During the recent debate
, Senator Obama, in trying to deflect from the charge that his past is too much populated with scary and antisemitic figures, mentioned that Warren Buffet is his advisor. I knew Buffet was an Obama supporter but not that he had a more formal standing in his campaign.
Warren Buffet is a name that commands instant respect (unlike that other Obama billionaire supporter Soros). Many people think Buffet is Jewish. He is not. His relationship with Jews is much more interesting and unlike other interesting relationships, it is not complex or ambiguous. It is a simple story of immense affection and good will combined with a great deal of business acumen.

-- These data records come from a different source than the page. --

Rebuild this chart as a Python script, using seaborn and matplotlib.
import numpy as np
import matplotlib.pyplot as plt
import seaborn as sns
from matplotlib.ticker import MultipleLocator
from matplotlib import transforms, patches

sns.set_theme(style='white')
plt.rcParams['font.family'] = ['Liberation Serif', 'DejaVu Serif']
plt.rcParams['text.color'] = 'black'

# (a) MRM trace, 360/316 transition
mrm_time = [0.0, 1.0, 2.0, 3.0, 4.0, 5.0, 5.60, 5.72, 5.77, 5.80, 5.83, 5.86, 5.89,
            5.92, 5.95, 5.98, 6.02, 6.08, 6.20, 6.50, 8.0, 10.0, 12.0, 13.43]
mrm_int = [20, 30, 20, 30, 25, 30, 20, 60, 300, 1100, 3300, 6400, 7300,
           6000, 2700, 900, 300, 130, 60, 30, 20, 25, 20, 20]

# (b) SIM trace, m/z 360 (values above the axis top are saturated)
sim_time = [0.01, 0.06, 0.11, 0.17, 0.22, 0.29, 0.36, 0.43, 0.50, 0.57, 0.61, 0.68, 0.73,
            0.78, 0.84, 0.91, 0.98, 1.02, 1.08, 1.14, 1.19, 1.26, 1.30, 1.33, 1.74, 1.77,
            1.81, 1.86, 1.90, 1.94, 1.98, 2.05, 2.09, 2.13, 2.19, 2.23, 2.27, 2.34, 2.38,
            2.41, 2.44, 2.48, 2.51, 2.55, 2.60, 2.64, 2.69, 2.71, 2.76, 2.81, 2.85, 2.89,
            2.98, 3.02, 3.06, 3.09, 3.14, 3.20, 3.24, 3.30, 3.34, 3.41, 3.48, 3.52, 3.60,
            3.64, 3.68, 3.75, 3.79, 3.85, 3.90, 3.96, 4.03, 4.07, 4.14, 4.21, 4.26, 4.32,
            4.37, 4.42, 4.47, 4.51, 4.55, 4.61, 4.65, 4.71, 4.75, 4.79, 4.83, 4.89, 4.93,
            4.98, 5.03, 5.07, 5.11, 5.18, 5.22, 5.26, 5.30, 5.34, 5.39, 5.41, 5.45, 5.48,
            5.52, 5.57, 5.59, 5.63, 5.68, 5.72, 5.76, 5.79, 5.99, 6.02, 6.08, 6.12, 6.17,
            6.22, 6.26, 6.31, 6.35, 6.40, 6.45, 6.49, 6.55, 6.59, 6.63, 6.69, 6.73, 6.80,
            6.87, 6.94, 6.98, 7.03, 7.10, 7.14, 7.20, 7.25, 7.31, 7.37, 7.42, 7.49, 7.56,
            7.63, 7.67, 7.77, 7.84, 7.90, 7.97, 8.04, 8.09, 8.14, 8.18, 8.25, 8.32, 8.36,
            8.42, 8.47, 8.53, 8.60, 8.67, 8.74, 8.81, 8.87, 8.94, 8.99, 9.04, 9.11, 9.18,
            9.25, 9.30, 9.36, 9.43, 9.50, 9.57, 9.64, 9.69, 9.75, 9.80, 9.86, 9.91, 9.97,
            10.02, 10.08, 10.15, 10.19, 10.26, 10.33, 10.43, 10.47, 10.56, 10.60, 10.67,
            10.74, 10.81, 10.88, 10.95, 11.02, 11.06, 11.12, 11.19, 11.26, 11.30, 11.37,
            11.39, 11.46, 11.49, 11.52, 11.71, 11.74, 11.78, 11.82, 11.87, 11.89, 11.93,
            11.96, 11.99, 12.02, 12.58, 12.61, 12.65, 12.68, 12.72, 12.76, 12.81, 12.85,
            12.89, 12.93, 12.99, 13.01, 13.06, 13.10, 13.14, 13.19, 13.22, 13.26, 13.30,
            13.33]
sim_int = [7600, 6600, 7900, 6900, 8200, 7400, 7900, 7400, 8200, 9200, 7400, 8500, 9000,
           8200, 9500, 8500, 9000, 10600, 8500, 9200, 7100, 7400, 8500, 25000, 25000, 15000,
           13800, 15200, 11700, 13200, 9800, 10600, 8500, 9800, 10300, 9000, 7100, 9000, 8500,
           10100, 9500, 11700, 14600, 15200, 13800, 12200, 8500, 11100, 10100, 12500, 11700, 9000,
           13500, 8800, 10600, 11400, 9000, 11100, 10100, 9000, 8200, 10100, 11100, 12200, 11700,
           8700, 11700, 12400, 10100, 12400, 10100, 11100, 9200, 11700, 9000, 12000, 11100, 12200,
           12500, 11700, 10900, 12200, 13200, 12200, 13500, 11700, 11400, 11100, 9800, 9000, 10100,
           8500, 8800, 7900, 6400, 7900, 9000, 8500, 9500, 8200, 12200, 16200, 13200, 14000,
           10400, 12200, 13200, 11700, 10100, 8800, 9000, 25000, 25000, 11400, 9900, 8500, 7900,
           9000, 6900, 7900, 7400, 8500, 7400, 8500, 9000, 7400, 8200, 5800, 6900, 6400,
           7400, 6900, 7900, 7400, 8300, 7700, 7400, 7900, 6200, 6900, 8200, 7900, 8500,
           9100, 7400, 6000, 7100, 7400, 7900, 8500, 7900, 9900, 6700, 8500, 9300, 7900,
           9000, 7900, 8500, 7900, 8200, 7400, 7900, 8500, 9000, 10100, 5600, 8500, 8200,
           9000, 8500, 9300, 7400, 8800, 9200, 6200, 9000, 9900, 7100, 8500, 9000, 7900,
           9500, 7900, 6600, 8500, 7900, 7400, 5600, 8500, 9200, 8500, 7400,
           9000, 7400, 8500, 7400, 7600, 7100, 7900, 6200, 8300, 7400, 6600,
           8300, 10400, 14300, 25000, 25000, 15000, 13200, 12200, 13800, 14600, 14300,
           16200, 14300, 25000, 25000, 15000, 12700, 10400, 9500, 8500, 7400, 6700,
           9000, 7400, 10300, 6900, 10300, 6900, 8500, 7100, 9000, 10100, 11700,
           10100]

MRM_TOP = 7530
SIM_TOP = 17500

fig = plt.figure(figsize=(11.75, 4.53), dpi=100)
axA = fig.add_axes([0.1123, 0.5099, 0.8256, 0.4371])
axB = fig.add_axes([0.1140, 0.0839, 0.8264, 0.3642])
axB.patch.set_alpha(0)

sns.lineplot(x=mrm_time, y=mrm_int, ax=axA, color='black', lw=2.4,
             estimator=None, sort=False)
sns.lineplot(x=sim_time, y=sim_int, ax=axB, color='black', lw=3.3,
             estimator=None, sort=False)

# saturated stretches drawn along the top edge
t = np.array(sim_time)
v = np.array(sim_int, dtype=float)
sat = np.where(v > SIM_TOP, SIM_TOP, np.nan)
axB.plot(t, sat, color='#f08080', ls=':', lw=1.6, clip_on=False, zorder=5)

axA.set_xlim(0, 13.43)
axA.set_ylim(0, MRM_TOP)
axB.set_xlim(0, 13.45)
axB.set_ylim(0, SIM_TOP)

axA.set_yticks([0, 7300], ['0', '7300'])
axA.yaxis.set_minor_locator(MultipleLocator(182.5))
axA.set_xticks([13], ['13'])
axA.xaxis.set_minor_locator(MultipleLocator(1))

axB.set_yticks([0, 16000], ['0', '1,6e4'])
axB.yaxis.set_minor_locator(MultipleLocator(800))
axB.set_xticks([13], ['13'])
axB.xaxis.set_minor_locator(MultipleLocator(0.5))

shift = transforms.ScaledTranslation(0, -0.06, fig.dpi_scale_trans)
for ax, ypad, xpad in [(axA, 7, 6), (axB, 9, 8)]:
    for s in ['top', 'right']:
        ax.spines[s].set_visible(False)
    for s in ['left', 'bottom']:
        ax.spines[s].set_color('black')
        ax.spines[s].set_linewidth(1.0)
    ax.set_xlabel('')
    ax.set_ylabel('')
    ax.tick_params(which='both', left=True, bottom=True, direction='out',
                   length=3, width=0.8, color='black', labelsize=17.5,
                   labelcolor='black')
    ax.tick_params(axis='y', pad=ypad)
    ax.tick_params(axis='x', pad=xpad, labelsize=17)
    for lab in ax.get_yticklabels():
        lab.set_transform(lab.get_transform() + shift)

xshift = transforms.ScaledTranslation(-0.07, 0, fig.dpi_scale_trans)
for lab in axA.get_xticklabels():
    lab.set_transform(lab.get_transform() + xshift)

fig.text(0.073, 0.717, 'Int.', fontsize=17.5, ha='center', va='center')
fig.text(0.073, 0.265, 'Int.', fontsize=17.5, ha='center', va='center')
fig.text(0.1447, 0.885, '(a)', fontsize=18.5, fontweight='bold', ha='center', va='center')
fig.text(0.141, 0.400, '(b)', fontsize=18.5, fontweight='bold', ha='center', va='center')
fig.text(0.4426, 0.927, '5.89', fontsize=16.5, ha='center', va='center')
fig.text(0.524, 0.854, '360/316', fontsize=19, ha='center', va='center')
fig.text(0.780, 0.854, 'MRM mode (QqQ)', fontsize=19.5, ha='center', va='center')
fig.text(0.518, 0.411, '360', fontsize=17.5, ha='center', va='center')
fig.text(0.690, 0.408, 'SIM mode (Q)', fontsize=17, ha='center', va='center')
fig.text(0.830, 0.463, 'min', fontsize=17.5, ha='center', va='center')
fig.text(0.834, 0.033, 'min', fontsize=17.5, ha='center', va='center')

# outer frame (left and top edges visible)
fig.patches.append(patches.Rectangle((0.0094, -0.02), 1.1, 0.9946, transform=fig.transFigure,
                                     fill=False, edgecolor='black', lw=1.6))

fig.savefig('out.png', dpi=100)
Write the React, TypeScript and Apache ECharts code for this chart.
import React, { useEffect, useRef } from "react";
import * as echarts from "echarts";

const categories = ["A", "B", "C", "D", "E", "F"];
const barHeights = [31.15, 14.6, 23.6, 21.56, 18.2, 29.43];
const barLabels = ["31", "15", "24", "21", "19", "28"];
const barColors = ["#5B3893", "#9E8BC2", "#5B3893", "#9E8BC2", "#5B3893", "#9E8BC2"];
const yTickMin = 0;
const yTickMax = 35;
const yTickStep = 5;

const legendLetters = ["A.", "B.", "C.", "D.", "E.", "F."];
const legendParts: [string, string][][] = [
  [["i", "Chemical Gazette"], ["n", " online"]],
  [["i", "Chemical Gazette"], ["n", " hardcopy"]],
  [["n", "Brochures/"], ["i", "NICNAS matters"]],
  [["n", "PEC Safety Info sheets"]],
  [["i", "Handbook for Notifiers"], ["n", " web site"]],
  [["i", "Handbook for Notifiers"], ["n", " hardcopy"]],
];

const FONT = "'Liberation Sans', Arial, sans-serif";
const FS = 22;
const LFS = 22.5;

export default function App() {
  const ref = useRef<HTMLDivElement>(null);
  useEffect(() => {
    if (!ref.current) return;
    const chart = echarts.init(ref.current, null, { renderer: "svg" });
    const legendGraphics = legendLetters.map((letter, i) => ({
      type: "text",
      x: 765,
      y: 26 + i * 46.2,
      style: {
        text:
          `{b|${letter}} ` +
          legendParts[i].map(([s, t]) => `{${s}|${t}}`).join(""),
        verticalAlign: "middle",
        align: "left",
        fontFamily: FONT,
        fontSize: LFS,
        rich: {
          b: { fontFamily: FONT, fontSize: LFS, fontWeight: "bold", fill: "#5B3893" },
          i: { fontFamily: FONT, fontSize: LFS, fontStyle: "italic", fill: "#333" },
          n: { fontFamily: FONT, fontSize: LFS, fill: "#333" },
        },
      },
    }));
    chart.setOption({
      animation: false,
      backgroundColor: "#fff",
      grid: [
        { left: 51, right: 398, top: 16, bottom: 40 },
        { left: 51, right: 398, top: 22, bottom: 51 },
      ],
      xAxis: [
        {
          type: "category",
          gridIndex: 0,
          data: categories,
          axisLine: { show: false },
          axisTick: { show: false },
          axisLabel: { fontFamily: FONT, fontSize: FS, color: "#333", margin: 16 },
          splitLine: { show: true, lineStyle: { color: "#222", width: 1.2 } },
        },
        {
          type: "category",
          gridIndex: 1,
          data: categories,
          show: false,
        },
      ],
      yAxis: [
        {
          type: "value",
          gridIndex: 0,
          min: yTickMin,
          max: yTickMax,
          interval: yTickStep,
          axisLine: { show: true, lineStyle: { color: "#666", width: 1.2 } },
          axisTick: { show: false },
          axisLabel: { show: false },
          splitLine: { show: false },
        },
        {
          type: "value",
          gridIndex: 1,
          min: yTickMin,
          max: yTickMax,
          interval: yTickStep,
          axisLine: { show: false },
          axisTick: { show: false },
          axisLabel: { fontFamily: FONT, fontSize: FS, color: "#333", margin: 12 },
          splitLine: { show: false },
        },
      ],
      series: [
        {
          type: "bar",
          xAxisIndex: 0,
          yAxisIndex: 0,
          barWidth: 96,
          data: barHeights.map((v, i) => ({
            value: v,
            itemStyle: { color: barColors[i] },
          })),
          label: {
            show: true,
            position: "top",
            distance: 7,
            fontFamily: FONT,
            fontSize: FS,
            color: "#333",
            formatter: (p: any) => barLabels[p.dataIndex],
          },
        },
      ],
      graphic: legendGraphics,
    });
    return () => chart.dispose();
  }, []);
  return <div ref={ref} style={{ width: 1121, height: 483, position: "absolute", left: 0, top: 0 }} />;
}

Warren Buffett is not a Jew; in fact, he describes himself as an agnostic.
Still, the billionaire investment guru, who made big news in May when his Berkshire Hathaway corporation bought an 80 percent share in the Israeli metalworks conglomerate, Iscar, for $4 billion, for years has been making his mark on the U.S. Jewish community back home -- although sometimes in a roundabout way.
"Proportionally, if you look at the number of Jews in this country and in the world, I'm associated with a hugely disproportionate number," said Buffett, the second-richest man in the world. His life, he added, "has been blessed by friendship with many Jews."
The Israeli government stands to reap about $1 billion in taxes on Buffett's purchase of Iscar. Shortly after announcing the deal, Buffett said he was surprised to learn that a Berkshire subsidiary, CTB International, was purchasing a controlling interest in another Israeli company,
In Israel -- which Buffett plans to visit in the fall -- the hope is that the deals will have longer legs: Buffett himself has not ruled out future purchases there and, considering his status as a leading investor, observers say others also may take a look at Israeli companies now that Buffett has done so.
"You won't find in the world a better-run operation than Iscar," Buffett says. "I don't think it's an accident that it's run by Israelis."
Among the first companies Buffett acquired after launching Berkshire Hathaway, the Omaha-based investment and insurance giant, was The Sun Newspapers of Omaha, then owned by Stan Lipsey, one-time chairman of The Jewish Press, Omaha's Jewish newspaper.
"At the time, the Omaha Club did not take Jewish members, and the Highland Country Club, a golf club, didn't have any [non-Jewish] members," Lipsey recalled. "Warren volunteered to join the Highland" -- rather than the Omaha -- "to set an example of nondiscrimination."
Buffett happily recalls the fallout from his application.
"It created this big rhubarb," he said. "All of the rabbis appeared on my behalf, the [Anti-Defamation League] guy appeared on my behalf. Finally they voted to let me in."
But that wasn't the end of the story, Buffett said. The Highland had a rule requiring members to donate a certain amount of money to their synagogues. Buffett, of course, wasn't a synagogue member, so the club changed its policy: Members now would be expected to give to their synagogues, temples or churches.
But that still didn't quite work, Buffett recalls with a laugh, because of his agnosticism.
In the end, the rule was amended to ask simply that members make some sort of charitable donation, and the path to Buffet's membership was clear. "
I love this story. It is one of those rare moments, when loving kindness unfolds in accordance with the logic of a domino effect: a simple chain reaction that gets launched when a small change causes a linear sequence of similar changes.
It starts with one maverick making a simple gesture, dictated by a moral principle. Then the obstructing dominoes fall easily, each knocking down the one before it, getting rid of the obstructions by moving from the particular to the universal.
I wonder if the same dynamic would have been set in motion for any Joe-Six Pack out there who wanted to join a Jewish club. I think that would probably have depended on what kind of Joe Joe-Six would be... He would have to bring something special to the club, something that would cause the club people to want him to join them.